● **EXERCISE**
With the pictures left out, copy the listing below exactly.

================

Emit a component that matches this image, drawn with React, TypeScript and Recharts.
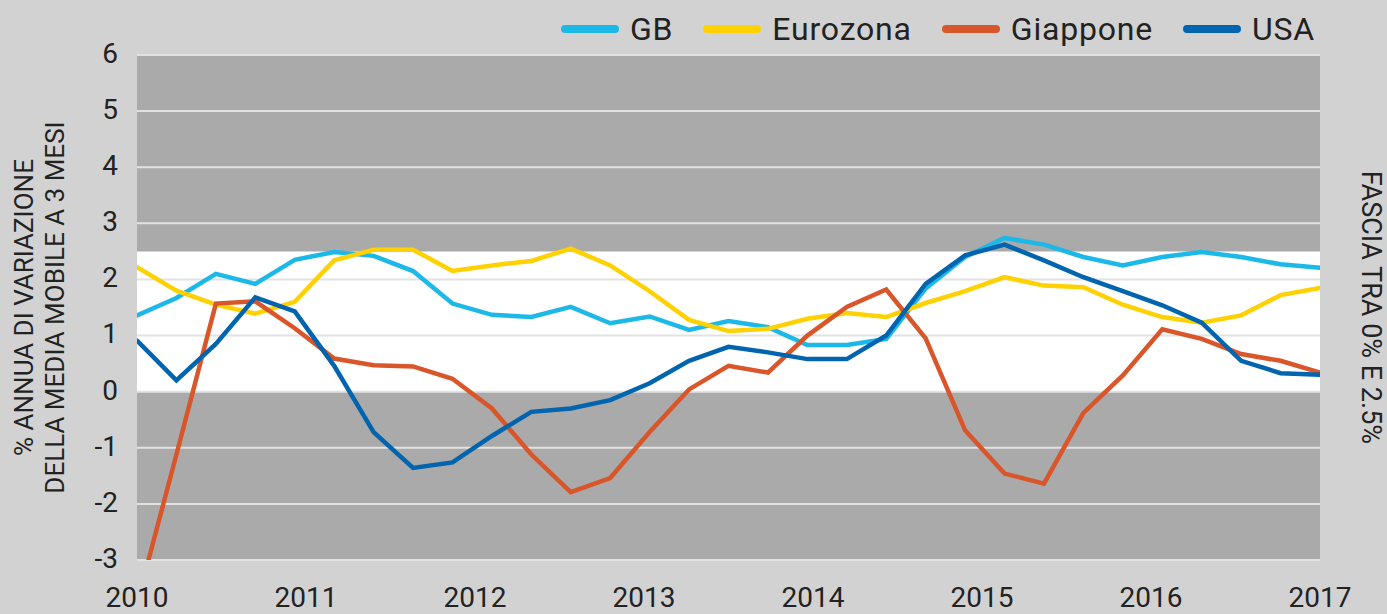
import {
  Legend,
  Line,
  LineChart,
  ReferenceArea,
  ReferenceLine,
  XAxis,
  YAxis,
} from "recharts";

// years on the x axis, one observation every 7/30 of a year
const years = [2010, 2011, 2012, 2013, 2014, 2015, 2016, 2017];
const yTicks = [-3, -2, -1, 0, 1, 2, 3, 4, 5, 6];
const STEP = 7 / 30;

const gb = [
  1.36, 1.67, 2.1, 1.92, 2.35, 2.49, 2.42, 2.15, 1.57, 1.37, 1.33, 1.51, 1.22,
  1.34, 1.1, 1.26, 1.15, 0.83, 0.83, 0.94, 1.84, 2.4, 2.74, 2.62, 2.4, 2.25,
  2.4, 2.49, 2.4, 2.27, 2.21,
];
const eurozona = [
  2.22, 1.8, 1.55, 1.39, 1.6, 2.34, 2.53, 2.53, 2.15, 2.25, 2.33, 2.55, 2.25,
  1.79, 1.28, 1.08, 1.12, 1.3, 1.4, 1.33, 1.58, 1.79, 2.04, 1.89, 1.86, 1.55,
  1.33, 1.23, 1.36, 1.72, 1.85,
];
// Japan starts a little after the others
const giapponeStart = { t: 2010.068, value: -3.0 };
const giappone = [
  null, -1.12, 1.57, 1.61, 1.13, 0.59, 0.47, 0.45, 0.23, -0.3, -1.12, -1.79,
  -1.54, -0.72, 0.04, 0.46, 0.34, 1.0, 1.51, 1.82, 0.95, -0.69, -1.46, -1.64,
  -0.38, 0.29, 1.11, 0.94, 0.67, 0.55, 0.34,
];
const usa = [
  0.91, 0.2, 0.85, 1.68, 1.43, 0.46, -0.72, -1.36, -1.26, -0.79, -0.36, -0.3,
  -0.15, 0.15, 0.55, 0.8, 0.7, 0.58, 0.58, 1.0, 1.92, 2.43, 2.62, 2.34, 2.04,
  1.79, 1.54, 1.23, 0.55, 0.33, 0.3,
];

const series = [
  { key: "gb", name: "GB", color: "#1cb8e8" },
  { key: "eurozona", name: "Eurozona", color: "#ffd100" },
  { key: "giappone", name: "Giappone", color: "#d9552a" },
  { key: "usa", name: "USA", color: "#0064ae" },
];

const rows: any[] = gb.map((v, i) => ({
  t: 2010 + i * STEP,
  gb: v,
  eurozona: eurozona[i],
  giappone: giappone[i],
  usa: usa[i],
}));
rows.splice(1, 0, { t: giapponeStart.t, giappone: giapponeStart.value });

const FONT = "Roboto, 'DejaVu Sans', sans-serif";
const TEXT = "#222222";

function LegendRow() {
  return (
    <div
      style={{
        display: "flex",
        alignItems: "center",
        fontFamily: FONT,
        fontSize: 32,
        letterSpacing: 0.8,
        color: TEXT,
        whiteSpace: "nowrap",
      }}
    >
      {series.map((s) => (
        <div
          key={s.key}
          style={{ display: "flex", alignItems: "center", marginRight: 30 }}
        >
          <span
            style={{
              display: "inline-block",
              width: 58,
              height: 8,
              borderRadius: 4,
              background: s.color,
              marginRight: 11,
            }}
          />
          <span>{s.name}</span>
        </div>
      ))}
    </div>
  );
}

function LeftTitle(props: any) {
  const vb = props.viewBox || { x: 0, y: 55, width: 137, height: 505 };
  const cy = vb.y + vb.height / 2;
  return (
    <g fontFamily={FONT} fontSize={26} fill={TEXT}>
      <text x={33} y={cy} textAnchor="middle" transform={`rotate(-90 33 ${cy})`}>
        % ANNUA DI VARIAZIONE
      </text>
      <text x={64} y={cy} textAnchor="middle" transform={`rotate(-90 64 ${cy})`}>
        DELLA MEDIA MOBILE A 3 MESI
      </text>
    </g>
  );
}

function RightTitle(props: any) {
  const vb = props.viewBox || { x: 1320, y: 55, width: 67, height: 505 };
  const cy = vb.y + vb.height / 2;
  const x = vb.x + 42;
  return (
    <text
      x={x}
      y={cy}
      textAnchor="middle"
      fontFamily={FONT}
      fontSize={27}
      fill={TEXT}
      transform={`rotate(90 ${x} ${cy})`}
    >
      FASCIA TRA 0% E 2.5%
    </text>
  );
}

export default function App() {
  const tick = { fontSize: 28, fill: TEXT, fontFamily: FONT };
  return (
    <div
      style={{
        position: "fixed",
        left: 0,
        top: 0,
        width: 1387,
        height: 614,
        background: "#d2d2d2",
      }}
    >
      <LineChart
        width={1387}
        height={614}
        data={rows}
        margin={{ top: 55, right: 0, bottom: 0, left: 0 }}
      >
        <XAxis
          type="number"
          dataKey="t"
          domain={[2010, 2017]}
          ticks={years}
          interval={0}
          allowDataOverflow
          axisLine={false}
          tickLine={false}
          tickSize={0}
          tickMargin={27}
          height={54}
          tick={tick}
        />
        <YAxis
          type="number"
          domain={[-3, 6]}
          ticks={yTicks}
          interval={0}
          allowDataOverflow
          axisLine={false}
          tickLine={false}
          tickSize={0}
          tickMargin={19}
          width={137}
          tick={{ ...tick, dy: -2 }}
          label={<LeftTitle />}
        />
        <YAxis
          yAxisId="right"
          orientation="right"
          width={67}
          axisLine={false}
          tickLine={false}
          tick={false}
          label={<RightTitle />}
        />
        <ReferenceArea
          y1={-3}
          y2={6}
          fill="#aaaaaa"
          fillOpacity={1}
          stroke="none"
        />
        <ReferenceArea
          y1={0}
          y2={2.5}
          fill="#ffffff"
          fillOpacity={1}
          stroke="none"
        />
        {yTicks.map((v) => (
          <ReferenceLine key={v} y={v} stroke="#e2e2e2" strokeWidth={2} />
        ))}
        <Legend
          layout="vertical"
          align="center"
          verticalAlign="middle"
          wrapperStyle={{ left: 561, top: 10, width: "auto" }}
          content={<LegendRow />}
        />
        {series.map((s) => (
          <Line
            key={s.key}
            type="linear"
            dataKey={s.key}
            name={s.name}
            stroke={s.color}
            strokeWidth={4.5}
            strokeLinecap="round"
            dot={false}
            connectNulls
            isAnimationActive={false}
          />
        ))}
      </LineChart>
    </div>
  );
}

================

● **ANSWER BELOW**
Emit a component that matches this image, drawn with React, TypeScript and Recharts.
import {
  Legend,
  Line,
  LineChart,
  ReferenceArea,
  ReferenceLine,
  XAxis,
  YAxis,
} from "recharts";

// years on the x axis, one observation every 7/30 of a year
const years = [2010, 2011, 2012, 2013, 2014, 2015, 2016, 2017];
const yTicks = [-3, -2, -1, 0, 1, 2, 3, 4, 5, 6];
const STEP = 7 / 30;

const gb = [
  1.36, 1.67, 2.1, 1.92, 2.35, 2.49, 2.42, 2.15, 1.57, 1.37, 1.33, 1.51, 1.22,
  1.34, 1.1, 1.26, 1.15, 0.83, 0.83, 0.94, 1.84, 2.4, 2.74, 2.62, 2.4, 2.25,
  2.4, 2.49, 2.4, 2.27, 2.21,
];
const eurozona = [
  2.22, 1.8, 1.55, 1.39, 1.6, 2.34, 2.53, 2.53, 2.15, 2.25, 2.33, 2.55, 2.25,
  1.79, 1.28, 1.08, 1.12, 1.3, 1.4, 1.33, 1.58, 1.79, 2.04, 1.89, 1.86, 1.55,
  1.33, 1.23, 1.36, 1.72, 1.85,
];
// Japan starts a little after the others
const giapponeStart = { t: 2010.068, value: -3.0 };
const giappone = [
  null, -1.12, 1.57, 1.61, 1.13, 0.59, 0.47, 0.45, 0.23, -0.3, -1.12, -1.79,
  -1.54, -0.72, 0.04, 0.46, 0.34, 1.0, 1.51, 1.82, 0.95, -0.69, -1.46, -1.64,
  -0.38, 0.29, 1.11, 0.94, 0.67, 0.55, 0.34,
];
const usa = [
  0.91, 0.2, 0.85, 1.68, 1.43, 0.46, -0.72, -1.36, -1.26, -0.79, -0.36, -0.3,
  -0.15, 0.15, 0.55, 0.8, 0.7, 0.58, 0.58, 1.0, 1.92, 2.43, 2.62, 2.34, 2.04,
  1.79, 1.54, 1.23, 0.55, 0.33, 0.3,
];

const series = [
  { key: "gb", name: "GB", color: "#1cb8e8" },
  { key: "eurozona", name: "Eurozona", color: "#ffd100" },
  { key: "giappone", name: "Giappone", color: "#d9552a" },
  { key: "usa", name: "USA", color: "#0064ae" },
];

const rows: any[] = gb.map((v, i) => ({
  t: 2010 + i * STEP,
  gb: v,
  eurozona: eurozona[i],
  giappone: giappone[i],
  usa: usa[i],
}));
rows.splice(1, 0, { t: giapponeStart.t, giappone: giapponeStart.value });

const FONT = "Roboto, 'DejaVu Sans', sans-serif";
const TEXT = "#222222";

function LegendRow() {
  return (
    <div
      style={{
        display: "flex",
        alignItems: "center",
        fontFamily: FONT,
        fontSize: 32,
        letterSpacing: 0.8,
        color: TEXT,
        whiteSpace: "nowrap",
      }}
    >
      {series.map((s) => (
        <div
          key={s.key}
          style={{ display: "flex", alignItems: "center", marginRight: 30 }}
        >
          <span
            style={{
              display: "inline-block",
              width: 58,
              height: 8,
              borderRadius: 4,
              background: s.color,
              marginRight: 11,
            }}
          />
          <span>{s.name}</span>
        </div>
      ))}
    </div>
  );
}

function LeftTitle(props: any) {
  const vb = props.viewBox || { x: 0, y: 55, width: 137, height: 505 };
  const cy = vb.y + vb.height / 2;
  return (
    <g fontFamily={FONT} fontSize={26} fill={TEXT}>
      <text x={33} y={cy} textAnchor="middle" transform={`rotate(-90 33 ${cy})`}>
        % ANNUA DI VARIAZIONE
      </text>
      <text x={64} y={cy} textAnchor="middle" transform={`rotate(-90 64 ${cy})`}>
        DELLA MEDIA MOBILE A 3 MESI
      </text>
    </g>
  );
}

function RightTitle(props: any) {
  const vb = props.viewBox || { x: 1320, y: 55, width: 67, height: 505 };
  const cy = vb.y + vb.height / 2;
  const x = vb.x + 42;
  return (
    <text
      x={x}
      y={cy}
      textAnchor="middle"
      fontFamily={FONT}
      fontSize={27}
      fill={TEXT}
      transform={`rotate(90 ${x} ${cy})`}
    >
      FASCIA TRA 0% E 2.5%
    </text>
  );
}

export default function App() {
  const tick = { fontSize: 28, fill: TEXT, fontFamily: FONT };
  return (
    <div
      style={{
        position: "fixed",
        left: 0,
        top: 0,
        width: 1387,
        height: 614,
        background: "#d2d2d2",
      }}
    >
      <LineChart
        width={1387}
        height={614}
        data={rows}
        margin={{ top: 55, right: 0, bottom: 0, left: 0 }}
      >
        <XAxis
          type="number"
          dataKey="t"
          domain={[2010, 2017]}
          ticks={years}
          interval={0}
          allowDataOverflow
          axisLine={false}
          tickLine={false}
          tickSize={0}
          tickMargin={27}
          height={54}
          tick={tick}
        />
        <YAxis
          type="number"
          domain={[-3, 6]}
          ticks={yTicks}
          interval={0}
          allowDataOverflow
          axisLine={false}
          tickLine={false}
          tickSize={0}
          tickMargin={19}
          width={137}
          tick={{ ...tick, dy: -2 }}
          label={<LeftTitle />}
        />
        <YAxis
          yAxisId="right"
          orientation="right"
          width={67}
          axisLine={false}
          tickLine={false}
          tick={false}
          label={<RightTitle />}
        />
        <ReferenceArea
          y1={-3}
          y2={6}
          fill="#aaaaaa"
          fillOpacity={1}
          stroke="none"
        />
        <ReferenceArea
          y1={0}
          y2={2.5}
          fill="#ffffff"
          fillOpacity={1}
          stroke="none"
        />
        {yTicks.map((v) => (
          <ReferenceLine key={v} y={v} stroke="#e2e2e2" strokeWidth={2} />
        ))}
        <Legend
          layout="vertical"
          align="center"
          verticalAlign="middle"
          wrapperStyle={{ left: 561, top: 10, width: "auto" }}
          content={<LegendRow />}
        />
        {series.map((s) => (
          <Line
            key={s.key}
            type="linear"
            dataKey={s.key}
            name={s.name}
            stroke={s.color}
            strokeWidth={4.5}
            strokeLinecap="round"
            dot={false}
            connectNulls
            isAnimationActive={false}
          />
        ))}
      </LineChart>
    </div>
  );
}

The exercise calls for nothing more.